By Default Different

How to pick a name

Sometimes, you need to register a name with your environment, like a named mutex to be shared across processes, a Win32 user-defined message or a file name for shared memory backing. Actually, we found out the hard way today that Objective C class names also fall into this category because they register themselves with the process-wide shared runtime by name.

It is very tempting to come up with nice names, like tc_shared_mem.bin for the file-backed shared memory. It makes debugging easy because when seeing the name you understand what it is. And although the name is global, it seems an awful coincidence if someone would use the same name, right? Until it happens.

Who is the most likely culprit to reuse the name? You! Your program is probably getting updated once in a while, and the new code is likely to contain some of the same names. If you are lucky, it does not matter. If you are unlucky (and we were in the case of Objective-C classes), havoc ensues.

Of course, you could start mixing the version number into the name to guard against such problems. And then hope that no one forgets to increment the version when recompiling - even during development.

But maybe the clash does not even require different versions. What if two instances of the program running at the same time already cause a name clash? Or a left-over temporary file is reused when the program restarts? Or the temp directory is misconfigured to be shared across users?
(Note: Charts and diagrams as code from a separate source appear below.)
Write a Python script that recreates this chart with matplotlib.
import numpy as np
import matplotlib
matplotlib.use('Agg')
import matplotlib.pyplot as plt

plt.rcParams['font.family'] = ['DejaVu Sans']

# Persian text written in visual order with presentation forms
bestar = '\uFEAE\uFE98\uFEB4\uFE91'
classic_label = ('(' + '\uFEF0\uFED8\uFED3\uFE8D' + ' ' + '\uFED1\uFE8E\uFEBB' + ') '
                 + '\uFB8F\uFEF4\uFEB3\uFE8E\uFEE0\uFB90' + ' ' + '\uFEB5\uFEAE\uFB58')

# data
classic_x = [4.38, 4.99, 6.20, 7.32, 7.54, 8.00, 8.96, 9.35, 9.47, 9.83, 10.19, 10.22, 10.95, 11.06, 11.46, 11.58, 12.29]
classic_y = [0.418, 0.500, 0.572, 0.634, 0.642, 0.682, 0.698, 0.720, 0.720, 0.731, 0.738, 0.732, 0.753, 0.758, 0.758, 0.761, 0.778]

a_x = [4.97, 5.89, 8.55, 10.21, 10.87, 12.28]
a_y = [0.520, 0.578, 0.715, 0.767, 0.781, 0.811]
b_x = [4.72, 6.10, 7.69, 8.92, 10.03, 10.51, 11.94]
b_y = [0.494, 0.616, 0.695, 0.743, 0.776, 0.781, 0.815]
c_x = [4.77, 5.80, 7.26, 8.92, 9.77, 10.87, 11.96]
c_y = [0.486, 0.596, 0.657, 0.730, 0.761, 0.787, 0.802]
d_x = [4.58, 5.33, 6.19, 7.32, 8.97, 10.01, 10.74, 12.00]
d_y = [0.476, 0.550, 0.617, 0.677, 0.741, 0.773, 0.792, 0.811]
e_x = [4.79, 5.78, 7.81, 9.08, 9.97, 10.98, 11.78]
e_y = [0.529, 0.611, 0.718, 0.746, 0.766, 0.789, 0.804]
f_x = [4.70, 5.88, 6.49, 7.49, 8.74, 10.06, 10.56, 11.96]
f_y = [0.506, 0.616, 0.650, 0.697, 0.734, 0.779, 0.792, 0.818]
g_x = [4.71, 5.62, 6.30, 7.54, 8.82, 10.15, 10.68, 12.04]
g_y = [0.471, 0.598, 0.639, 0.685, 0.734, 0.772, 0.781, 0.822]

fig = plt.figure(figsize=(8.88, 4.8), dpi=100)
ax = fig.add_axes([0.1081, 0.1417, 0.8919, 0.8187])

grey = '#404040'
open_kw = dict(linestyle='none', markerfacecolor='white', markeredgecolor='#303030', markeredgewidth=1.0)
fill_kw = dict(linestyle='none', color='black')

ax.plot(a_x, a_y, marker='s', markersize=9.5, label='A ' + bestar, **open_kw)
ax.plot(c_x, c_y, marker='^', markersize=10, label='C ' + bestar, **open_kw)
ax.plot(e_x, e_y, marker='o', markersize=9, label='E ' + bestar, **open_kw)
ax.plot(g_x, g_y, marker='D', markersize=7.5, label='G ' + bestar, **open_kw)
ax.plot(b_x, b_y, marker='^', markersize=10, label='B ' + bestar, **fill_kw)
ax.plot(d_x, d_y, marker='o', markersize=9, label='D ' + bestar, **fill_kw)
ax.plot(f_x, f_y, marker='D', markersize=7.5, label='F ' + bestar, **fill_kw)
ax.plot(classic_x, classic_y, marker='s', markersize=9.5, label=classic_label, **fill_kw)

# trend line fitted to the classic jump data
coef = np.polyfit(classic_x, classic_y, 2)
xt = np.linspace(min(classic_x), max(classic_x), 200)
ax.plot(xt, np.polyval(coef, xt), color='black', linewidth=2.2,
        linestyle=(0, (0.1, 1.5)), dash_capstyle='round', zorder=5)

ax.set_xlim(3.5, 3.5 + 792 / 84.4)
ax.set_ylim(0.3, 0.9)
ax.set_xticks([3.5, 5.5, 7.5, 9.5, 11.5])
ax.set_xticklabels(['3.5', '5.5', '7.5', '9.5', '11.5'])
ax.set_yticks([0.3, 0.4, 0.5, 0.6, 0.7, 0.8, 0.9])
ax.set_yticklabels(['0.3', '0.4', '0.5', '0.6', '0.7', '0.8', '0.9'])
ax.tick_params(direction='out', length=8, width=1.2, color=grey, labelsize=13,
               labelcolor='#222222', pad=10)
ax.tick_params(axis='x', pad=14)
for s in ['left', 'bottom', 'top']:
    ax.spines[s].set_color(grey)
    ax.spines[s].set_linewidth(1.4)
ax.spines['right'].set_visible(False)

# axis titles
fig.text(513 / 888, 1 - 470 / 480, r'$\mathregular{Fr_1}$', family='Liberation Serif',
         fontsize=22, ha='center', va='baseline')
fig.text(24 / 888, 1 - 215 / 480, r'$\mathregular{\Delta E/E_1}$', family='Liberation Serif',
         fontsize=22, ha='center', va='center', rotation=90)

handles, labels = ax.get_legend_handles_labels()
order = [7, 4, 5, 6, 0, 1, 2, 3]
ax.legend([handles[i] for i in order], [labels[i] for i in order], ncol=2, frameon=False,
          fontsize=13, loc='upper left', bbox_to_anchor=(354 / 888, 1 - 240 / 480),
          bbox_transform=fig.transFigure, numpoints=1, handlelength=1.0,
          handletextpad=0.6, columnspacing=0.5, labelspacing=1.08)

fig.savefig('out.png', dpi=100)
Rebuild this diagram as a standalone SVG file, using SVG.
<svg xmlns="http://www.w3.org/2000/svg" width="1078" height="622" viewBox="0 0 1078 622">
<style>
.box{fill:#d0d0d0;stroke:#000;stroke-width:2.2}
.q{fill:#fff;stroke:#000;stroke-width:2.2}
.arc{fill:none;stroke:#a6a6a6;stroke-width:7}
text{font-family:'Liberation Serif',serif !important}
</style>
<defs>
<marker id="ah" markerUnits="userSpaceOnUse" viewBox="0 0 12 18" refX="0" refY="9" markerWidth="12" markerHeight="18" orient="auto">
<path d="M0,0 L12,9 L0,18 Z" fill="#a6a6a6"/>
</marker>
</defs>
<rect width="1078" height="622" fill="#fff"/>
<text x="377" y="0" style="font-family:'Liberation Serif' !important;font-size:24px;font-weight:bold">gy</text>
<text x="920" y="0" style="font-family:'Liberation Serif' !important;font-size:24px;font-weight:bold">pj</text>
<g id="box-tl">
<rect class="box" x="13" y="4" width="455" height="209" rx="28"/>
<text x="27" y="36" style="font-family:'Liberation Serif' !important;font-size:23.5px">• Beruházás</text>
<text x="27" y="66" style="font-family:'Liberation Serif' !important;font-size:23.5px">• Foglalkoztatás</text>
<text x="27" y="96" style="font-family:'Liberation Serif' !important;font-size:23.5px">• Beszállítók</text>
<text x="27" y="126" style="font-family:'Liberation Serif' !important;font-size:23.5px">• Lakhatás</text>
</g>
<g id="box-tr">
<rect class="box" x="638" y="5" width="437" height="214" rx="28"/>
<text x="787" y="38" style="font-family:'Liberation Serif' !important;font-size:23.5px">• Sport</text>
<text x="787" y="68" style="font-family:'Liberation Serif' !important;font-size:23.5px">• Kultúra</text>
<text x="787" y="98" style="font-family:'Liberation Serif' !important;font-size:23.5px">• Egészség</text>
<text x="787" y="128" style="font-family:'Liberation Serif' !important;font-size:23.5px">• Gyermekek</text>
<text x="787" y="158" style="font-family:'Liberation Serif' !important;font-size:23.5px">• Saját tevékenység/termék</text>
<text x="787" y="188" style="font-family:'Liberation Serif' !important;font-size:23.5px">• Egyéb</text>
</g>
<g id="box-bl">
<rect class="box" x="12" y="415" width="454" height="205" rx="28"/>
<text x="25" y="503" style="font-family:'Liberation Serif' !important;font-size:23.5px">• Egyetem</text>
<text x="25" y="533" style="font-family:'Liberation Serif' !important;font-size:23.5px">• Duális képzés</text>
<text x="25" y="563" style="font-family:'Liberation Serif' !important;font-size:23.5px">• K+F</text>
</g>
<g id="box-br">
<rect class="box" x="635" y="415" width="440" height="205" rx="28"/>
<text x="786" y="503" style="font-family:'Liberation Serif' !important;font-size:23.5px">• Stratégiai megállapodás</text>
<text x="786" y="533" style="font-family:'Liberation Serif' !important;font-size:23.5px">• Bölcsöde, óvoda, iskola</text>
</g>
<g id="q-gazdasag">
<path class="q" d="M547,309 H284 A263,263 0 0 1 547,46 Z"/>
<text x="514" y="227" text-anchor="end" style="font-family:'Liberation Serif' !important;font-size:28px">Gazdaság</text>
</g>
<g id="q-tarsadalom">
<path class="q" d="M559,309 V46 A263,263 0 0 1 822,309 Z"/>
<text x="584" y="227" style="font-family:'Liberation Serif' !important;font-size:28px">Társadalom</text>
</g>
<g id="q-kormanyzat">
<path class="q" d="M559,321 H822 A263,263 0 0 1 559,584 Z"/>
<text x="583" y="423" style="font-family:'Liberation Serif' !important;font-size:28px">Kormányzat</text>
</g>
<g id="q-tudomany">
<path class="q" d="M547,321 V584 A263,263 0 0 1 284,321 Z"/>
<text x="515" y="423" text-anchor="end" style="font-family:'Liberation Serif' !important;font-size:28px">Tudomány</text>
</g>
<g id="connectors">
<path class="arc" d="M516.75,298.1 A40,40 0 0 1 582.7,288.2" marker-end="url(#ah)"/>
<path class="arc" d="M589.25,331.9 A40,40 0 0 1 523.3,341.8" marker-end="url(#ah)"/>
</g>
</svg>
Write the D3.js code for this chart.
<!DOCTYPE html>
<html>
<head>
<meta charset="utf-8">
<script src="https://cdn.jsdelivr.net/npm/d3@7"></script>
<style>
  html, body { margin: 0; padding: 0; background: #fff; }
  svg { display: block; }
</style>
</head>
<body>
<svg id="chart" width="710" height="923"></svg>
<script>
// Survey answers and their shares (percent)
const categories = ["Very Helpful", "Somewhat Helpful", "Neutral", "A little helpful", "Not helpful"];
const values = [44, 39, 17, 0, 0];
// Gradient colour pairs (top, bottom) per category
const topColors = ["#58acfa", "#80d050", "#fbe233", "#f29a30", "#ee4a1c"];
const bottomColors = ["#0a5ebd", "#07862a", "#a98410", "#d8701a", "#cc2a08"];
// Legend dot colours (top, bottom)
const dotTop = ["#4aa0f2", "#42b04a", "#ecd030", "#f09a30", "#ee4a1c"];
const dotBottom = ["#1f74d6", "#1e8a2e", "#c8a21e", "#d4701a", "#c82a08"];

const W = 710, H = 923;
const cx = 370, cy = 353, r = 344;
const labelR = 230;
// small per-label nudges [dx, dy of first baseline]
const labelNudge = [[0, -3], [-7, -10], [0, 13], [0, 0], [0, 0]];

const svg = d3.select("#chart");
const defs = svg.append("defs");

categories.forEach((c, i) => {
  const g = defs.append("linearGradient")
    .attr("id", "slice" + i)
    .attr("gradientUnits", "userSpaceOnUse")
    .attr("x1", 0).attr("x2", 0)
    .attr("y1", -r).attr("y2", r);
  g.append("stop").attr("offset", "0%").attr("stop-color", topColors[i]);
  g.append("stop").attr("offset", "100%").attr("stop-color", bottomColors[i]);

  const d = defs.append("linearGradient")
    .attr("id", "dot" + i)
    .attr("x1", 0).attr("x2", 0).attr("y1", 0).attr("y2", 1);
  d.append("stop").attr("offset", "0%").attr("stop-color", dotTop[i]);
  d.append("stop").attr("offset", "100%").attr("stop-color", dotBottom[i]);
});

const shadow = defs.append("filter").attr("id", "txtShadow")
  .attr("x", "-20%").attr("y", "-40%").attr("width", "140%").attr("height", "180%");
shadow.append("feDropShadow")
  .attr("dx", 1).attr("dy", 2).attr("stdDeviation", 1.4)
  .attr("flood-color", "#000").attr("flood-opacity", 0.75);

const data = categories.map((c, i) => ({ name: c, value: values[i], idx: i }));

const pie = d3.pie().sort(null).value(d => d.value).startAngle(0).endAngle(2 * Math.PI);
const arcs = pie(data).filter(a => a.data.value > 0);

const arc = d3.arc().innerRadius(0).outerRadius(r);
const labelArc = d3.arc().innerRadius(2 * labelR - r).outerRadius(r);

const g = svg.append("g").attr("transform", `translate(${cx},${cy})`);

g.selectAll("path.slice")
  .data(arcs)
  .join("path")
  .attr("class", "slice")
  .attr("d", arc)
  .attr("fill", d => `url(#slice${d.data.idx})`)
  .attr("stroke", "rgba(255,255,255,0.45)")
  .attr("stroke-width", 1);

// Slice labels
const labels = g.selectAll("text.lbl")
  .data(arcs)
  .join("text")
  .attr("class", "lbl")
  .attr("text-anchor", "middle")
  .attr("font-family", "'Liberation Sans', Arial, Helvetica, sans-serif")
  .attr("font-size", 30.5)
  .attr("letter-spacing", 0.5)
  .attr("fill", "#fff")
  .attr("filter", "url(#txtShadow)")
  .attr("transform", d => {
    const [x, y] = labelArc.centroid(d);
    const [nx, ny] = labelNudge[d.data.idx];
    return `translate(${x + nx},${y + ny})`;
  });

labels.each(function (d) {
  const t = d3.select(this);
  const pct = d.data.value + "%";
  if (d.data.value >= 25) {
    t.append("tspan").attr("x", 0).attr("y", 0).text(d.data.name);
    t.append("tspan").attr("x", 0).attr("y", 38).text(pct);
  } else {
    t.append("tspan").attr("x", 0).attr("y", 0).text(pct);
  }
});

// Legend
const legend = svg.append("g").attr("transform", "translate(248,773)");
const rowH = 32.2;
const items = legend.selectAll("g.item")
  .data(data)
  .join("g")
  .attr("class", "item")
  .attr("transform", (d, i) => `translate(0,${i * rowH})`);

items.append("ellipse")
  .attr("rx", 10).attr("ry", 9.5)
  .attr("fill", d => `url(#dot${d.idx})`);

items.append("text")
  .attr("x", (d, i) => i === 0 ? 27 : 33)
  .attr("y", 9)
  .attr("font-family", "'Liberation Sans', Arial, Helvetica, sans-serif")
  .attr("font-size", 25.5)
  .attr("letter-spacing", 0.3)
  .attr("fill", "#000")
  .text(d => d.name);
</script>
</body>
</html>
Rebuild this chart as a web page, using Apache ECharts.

At think-cell, we use the philosophy of by default different. Names must be different unless they must be the same:

  • If the name is only shared within one instance of the program, the name is generated as a random string at runtime, when the program starts.
  • If shared memory is shared by different instances of the same program, you probably still do not want to ensure compatibility across different versions of the program. So its name is generated as a random string at compile time, and each compile run produces a distinct name.
  • And even then, do you really want the shared memory to be shared between different users sharing the same machine? Across different desktops? Maybe mixing the user or desktop ID into the name is actually correct.

In any case, making names different by default will force you to think about what level of sharing you really want and guards against surprises if the names unexpectedly meet in the same namespace.